The Mediterranean, it seems, is there for those who look for it. But this is not to say that it is any less valid as a framework for inquiry or as a historical “region” than any other. As to the question posed in the introduction: whether the Eastern Mediterranean in the Late Middle Ages is a “coherent region” (p. 23), one might suppose that leans rather heavily on what one considers “coherent” and how one conceives of a “region.” And one wonders if this is a question that we even need to bother asking. Whereas on some planes the “fragmentation” of the Eastern Mediterranean in this era is clear, it is equally clear that integration and interdependence also drove the historical process, and that alongside the rhetoric and action of confrontation and conflict between Latins, Greeks, Mamluks and Ottomans, there was also rhetoric and action (typically more subtle and more self-conscious) of commonality and concord among players who identified with these larger and formally-opposed categories. Moreover, it seems that these latter forces—remarkable in view of the formal differences that distinguished rival religio-political cultures—were rooted to a great extent in the particular environment of the Mediterranean as described (if only obliquely in terms of political and cultural history) by Horden and Purcell.

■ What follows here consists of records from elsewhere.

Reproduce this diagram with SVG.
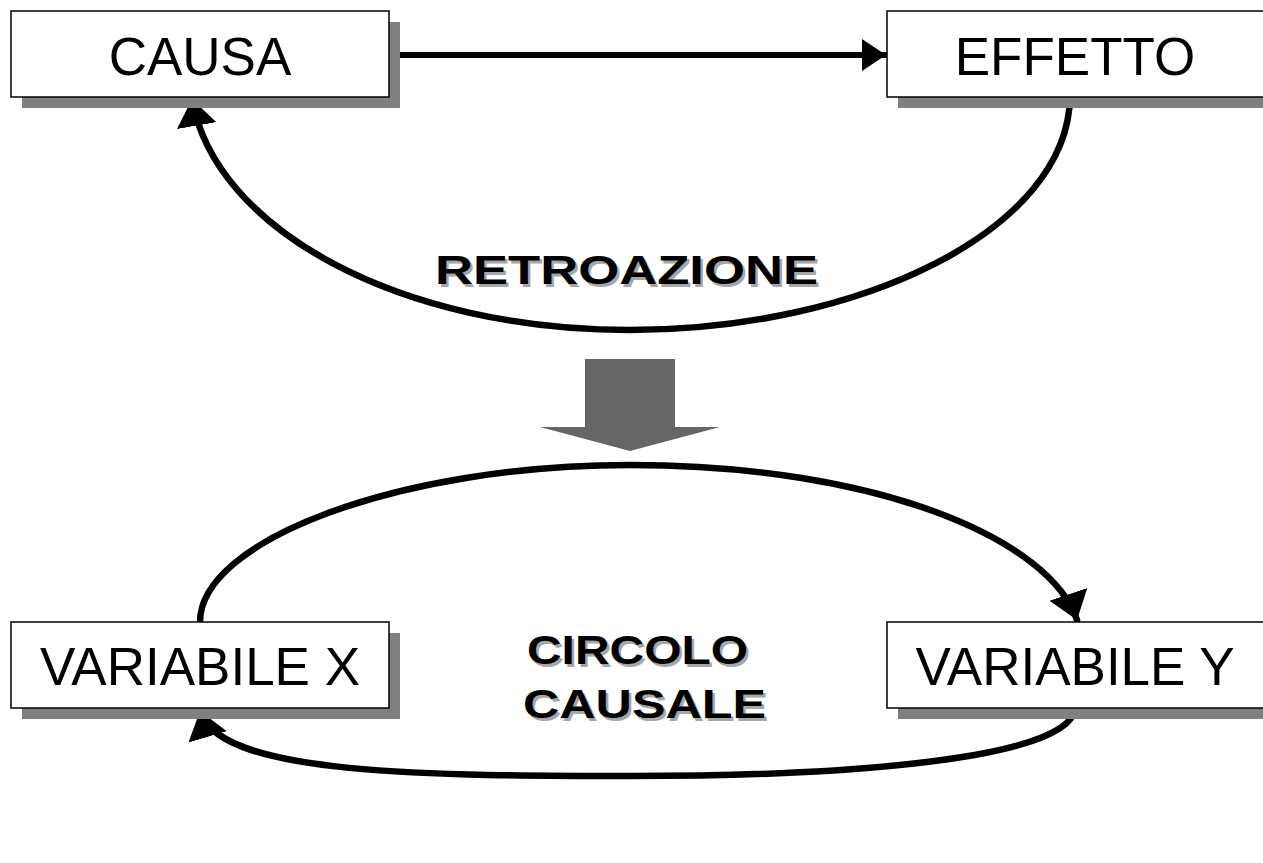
<svg xmlns="http://www.w3.org/2000/svg" width="1263" height="863" viewBox="0 0 1263 863">
  <style>
    .shadow { fill: #808080; }
    .box { fill: #ffffff; stroke: #000000; stroke-width: 1.5; }
    .label { font-family: "Liberation Sans", Arial, sans-serif; font-size: 53px; fill: #000000; text-anchor: middle; }
    .title { font-family: "Liberation Sans", Arial, sans-serif; font-size: 40px; font-weight: bold; }
    .title-shade { fill: #a6a6a6; }
    .title-ink { fill: #000000; }
    .conn { fill: none; stroke: #000000; stroke-linecap: round; }
  </style>
  <defs>
    <marker id="head-straight" markerUnits="userSpaceOnUse" markerWidth="30" markerHeight="36" refX="24" refY="16" orient="auto">
      <path d="M0,0 L24,16 L0,32 Z" fill="#000000"/>
    </marker>
    <marker id="head-curve" markerUnits="userSpaceOnUse" markerWidth="32" markerHeight="44" refX="27" refY="20" orient="auto">
      <path d="M0,0 L27,20 L0,40 Z" fill="#000000"/>
    </marker>
  </defs>

  <rect width="1263" height="863" fill="#ffffff"/>

  <!-- connectors -->
  <g id="connectors">
    <line class="conn" x1="389" y1="55" x2="886" y2="55" stroke-width="6" marker-end="url(#head-straight)"/>
    <path class="conn" stroke-width="6.5" d="M1070,97 C1068,230 860,330 630,330 C400,330 215,230 192,99" marker-end="url(#head-curve)"/>
    <path class="conn" stroke-width="6.5" d="M200,622 C200,540 400,465 630,465 C880,465 1050,540 1077,620" marker-end="url(#head-curve)"/>
    <path class="conn" stroke-width="6.5" d="M1075,708 C1072,752 900,776 630,776 C400,776 218,772 200,711" marker-end="url(#head-curve)"/>
  </g>

  <!-- broad grey arrow between the two schemes -->
  <g id="transition-arrow">
    <polygon points="585,359 675,359 675,427 720,427 630,451 540,427 585,427" fill="#666666"/>
  </g>

  <g id="node-causa">
    <rect class="shadow" x="22" y="22" width="378" height="86"/>
    <rect class="box" x="11" y="11" width="378" height="86"/>
    <text class="label" x="200" y="75">CAUSA</text>
  </g>

  <g id="node-effetto">
    <rect class="shadow" x="898" y="22" width="378" height="86"/>
    <rect class="box" x="887" y="11" width="378" height="86"/>
    <text class="label" x="1075" y="75">EFFETTO</text>
  </g>

  <g id="node-variabile-x">
    <rect class="shadow" x="22" y="633" width="378" height="86"/>
    <rect class="box" x="11" y="622" width="378" height="86"/>
    <text class="label" x="200" y="685">VARIABILE X</text>
  </g>

  <g id="node-variabile-y">
    <rect class="shadow" x="898" y="633" width="378" height="86"/>
    <rect class="box" x="887" y="622" width="378" height="86"/>
    <text class="label" x="1075" y="685">VARIABILE Y</text>
  </g>

  <g id="label-retroazione">
    <text class="title title-shade" x="437.5" y="286.5" textLength="383" lengthAdjust="spacingAndGlyphs">RETROAZIONE</text>
    <text class="title title-ink" x="435" y="284" textLength="383" lengthAdjust="spacingAndGlyphs">RETROAZIONE</text>
  </g>

  <g id="label-circolo-causale">
    <text class="title title-shade" x="529.5" y="666.5" textLength="221" lengthAdjust="spacingAndGlyphs">CIRCOLO</text>
    <text class="title title-ink" x="527" y="664" textLength="221" lengthAdjust="spacingAndGlyphs">CIRCOLO</text>
    <text class="title title-shade" x="525.5" y="720.5" textLength="243" lengthAdjust="spacingAndGlyphs">CAUSALE</text>
    <text class="title title-ink" x="523" y="718" textLength="243" lengthAdjust="spacingAndGlyphs">CAUSALE</text>
  </g>
</svg>
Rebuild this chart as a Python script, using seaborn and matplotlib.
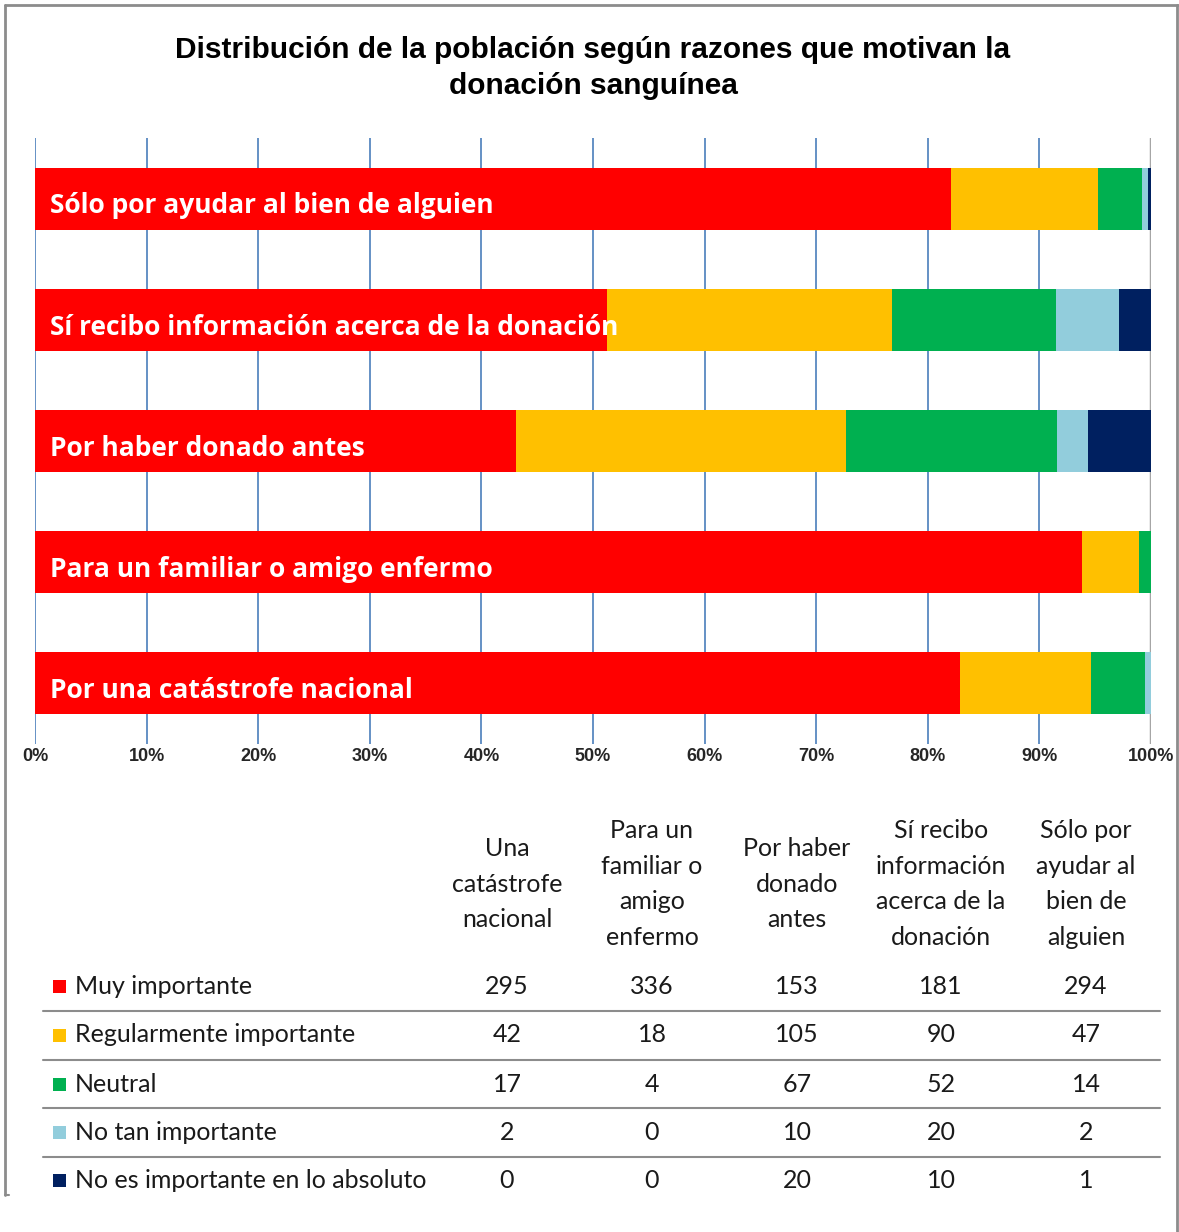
import matplotlib
matplotlib.use("Agg")
import matplotlib.pyplot as plt
import seaborn as sns
import numpy as np
import pandas as pd
from matplotlib.lines import Line2D
from matplotlib.patches import Rectangle

# ---------------- data ----------------
title = "Distribución de la población según razones que motivan la\ndonación sanguínea"

# table column order
table_headers = [
    "Una\ncatástrofe\nnacional",
    "Para un\nfamiliar o\namigo\nenfermo",
    "Por haber\ndonado\nantes",
    "Sí recibo\ninformación\nacerca de la\ndonación",
    "Sólo por\nayudar al\nbien de\nalguien",
]
bar_labels = [
    "Por una catástrofe nacional",
    "Para un familiar o amigo enfermo",
    "Por haber donado antes",
    "Sí recibo información acerca de la donación",
    "Sólo por ayudar al bien de alguien",
]
series_names = [
    "Muy importante",
    "Regularmente importante",
    "Neutral",
    "No tan importante",
    "No es importante en lo absoluto",
]
muy_importante = [295, 336, 153, 181, 294]
regularmente_importante = [42, 18, 105, 90, 47]
neutral = [17, 4, 67, 52, 14]
no_tan_importante = [2, 0, 10, 20, 2]
no_es_importante = [0, 0, 20, 10, 1]
series_values = [muy_importante, regularmente_importante, neutral,
                 no_tan_importante, no_es_importante]
colors = ["#FF0000", "#FFC000", "#00B050", "#92CDDC", "#002060"]
xticks = [0, 10, 20, 30, 40, 50, 60, 70, 80, 90, 100]
xtick_labels = [f"{t}%" for t in xticks]

# ---------------- figure ----------------
W, H = 1179, 1232
fig = plt.figure(figsize=(W / 100, H / 100), dpi=100)
sns.set_style("white")
plt.rcParams["font.family"] = ["Lato", "DejaVu Sans"]

def fx(px):
    return px / W

def fy(py):
    return 1 - py / H

# border frame
fig.add_artist(Line2D([fx(5), fx(1179)], [fy(5), fy(5)], color="#8c8c8c", lw=2))
fig.add_artist(Line2D([fx(5), fx(5)], [fy(5), fy(1195)], color="#8c8c8c", lw=2))
fig.add_artist(Line2D([fx(5), fx(9)], [fy(1195), fy(1195)], color="#8c8c8c", lw=1.5))
fig.add_artist(Line2D([fx(1177), fx(1177)], [fy(5), fy(1232)], color="#8c8c8c", lw=2))

fig.text(fx(593), fy(68), title, ha="center", va="center", fontsize=21.5,
         fontweight="bold", color="black",
         family=["Liberation Sans Narrow", "Liberation Sans", "DejaVu Sans"],
         linespacing=1.32)

# ---------------- bar chart ----------------
ax_l, ax_r, ax_t, ax_b = 35, 1151, 138, 744
ax = fig.add_axes([fx(ax_l), fy(ax_b), fx(ax_r - ax_l), (ax_b - ax_t) / H])

order = list(range(len(bar_labels)))[::-1]  # top row is the last table column
df = pd.DataFrame({name: vals for name, vals in zip(series_names, series_values)})
df["label"] = bar_labels
df = df.iloc[order].reset_index(drop=True)
totals = df[series_names].sum(axis=1)
pct = df[series_names].div(totals, axis=0) * 100
cum = pct.cumsum(axis=1)

# grid lines beneath bars
for t in xticks:
    ax.axvline(t, color="#4A7EBB" if t < 100 else "#A6A6A6", lw=1.2 if t < 100 else 2.5,
               zorder=0)

for k in range(len(series_names) - 1, -1, -1):
    plot_df = pd.DataFrame({"label": df["label"], "val": cum[series_names[k]]})
    sns.barplot(data=plot_df, x="val", y="label", orient="h", color=colors[k],
                saturation=1, width=0.51, ax=ax, zorder=2, edgecolor="none",
                linewidth=0)

for i, lab in enumerate(df["label"]):
    ax.text(1.3, i + 0.06, lab, color="white", fontsize=19, fontweight="bold",
            ha="left", va="center", zorder=5, family=["Open Sans", "DejaVu Sans"])

ax.set_xlim(0, 100)
ax.set_ylim(4.5, -0.5)
ax.set_xticks(xticks)
ax.set_xticklabels(xtick_labels, fontsize=13, fontweight="bold",
                   family=["Liberation Sans Narrow", "Liberation Sans", "DejaVu Sans"])
ax.set_yticks([])
ax.set_xlabel("")
ax.set_ylabel("")
for s in ax.spines.values():
    s.set_visible(False)
ax.set_facecolor("none")
for lbl in ax.get_xticklabels():
    lbl.set_va("center")
ax.tick_params(axis="x", length=0, pad=9)

# ---------------- data table ----------------
col_x = [507, 652, 797, 941, 1086]
row_y = [986, 1035, 1084, 1132, 1180]
line_y = [1011, 1060, 1108, 1157]
tfont = ["Lato", "DejaVu Sans"]

for cx, hdr in zip(col_x, table_headers):
    fig.text(fx(cx), fy(884), hdr, ha="center", va="center", fontsize=18,
             family=tfont, linespacing=1.65, color="#1a1a1a")

for ly in line_y:
    fig.add_artist(Line2D([fx(43), fx(1160)], [fy(ly), fy(ly)], color="#8c8c8c", lw=1.5))

for r, (name, vals) in enumerate(zip(series_names, series_values)):
    ry = row_y[r]
    fig.add_artist(Rectangle((fx(53), fy(ry + 7)), fx(13), 13 / H,
                             facecolor=colors[r], edgecolor="none"))
    fig.text(fx(75), fy(ry), name, ha="left", va="center", fontsize=18,
             family=tfont, color="#1a1a1a")
    for cx, v in zip(col_x, vals):
        fig.text(fx(cx), fy(ry), str(v), ha="center", va="center", fontsize=18,
                 family=tfont, color="#1a1a1a")

fig.savefig("out.png", dpi=100)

Historians should be prepared to account for both of these types of interaction and engagement. Considering the Mediterranean or even the Eastern Mediterranean as a “coherent region” does not eclipse the reality of the regional coherence of Europe, the Islamic World, or what have you, it simply serves to answer certain questions better. And taken both independently and as a whole, the fourteen excellent chapters in this collection demonstrate both the Mediterranean character of late medieval Anatolia and its environs, and also the ways in which it was an arena for conflict and competition among external regions that might be seen as non-Mediterranean.